Christoph Hazott
Christoph Hazott received his M.Sc. degree in Embedded Systems Design from the University of Applied Sciences Hagenberg, Austria, in 2012. After completing his master’s studies, he joined Infineon Technologies AG, where he worked in the Test Engineering Department. In 2021, he became a PhD student at the Institute for Complex Systems, Johannes Kepler University Linz, Austria, and received his PhD in Computer Science in 2025. He has published several papers in international conferences and journals, including ASP-DAC, ETS, DDECS, FDL, and Integration, the VLSI Journal. Since October 2025, he has been with MINRES Technologies. His current research interests include RISC-V, SystemC/TLM-based virtual prototyping, and the testing and analysis of embedded HW/SW systems.
Session
Hardware Description Languages (HDLs) have evolved from traditional Register Transfer Level (RTL) modeling over High-level Synthesis (HLS) towards todays generative approaches. Although modern HDLs often assert technical advantages, directly comparable evaluations across HDL paradigms remain scarce.
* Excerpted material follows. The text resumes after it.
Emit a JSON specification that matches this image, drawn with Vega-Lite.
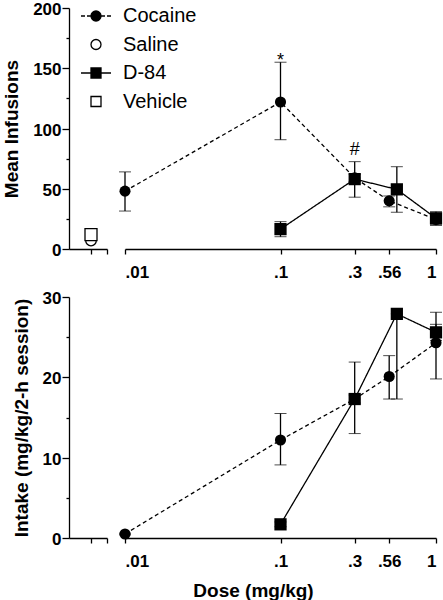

This work introduces a year-long, community-driven tournament, designed to enable reproducible comparison of HDLs under uniform conditions. A RISC-V microarchitecture is independently implemented in multiple HDLs and evaluated within a standardized, GitHub-based framework. Since the framework provides identical conditions, differences can be related to how an HDL enables hardware realization. To ensure the quality of this tournament, all results are public, reproducible, and objectively evaluated, providing transparent evidence of HDL-specific strengths and trade-offs. Through contribution, participants can systematically demonstrate the capabilities of their preferred HDL. The collected implementations can further be used as common reference basis for research, education, and reproducible comparison of HDL approaches.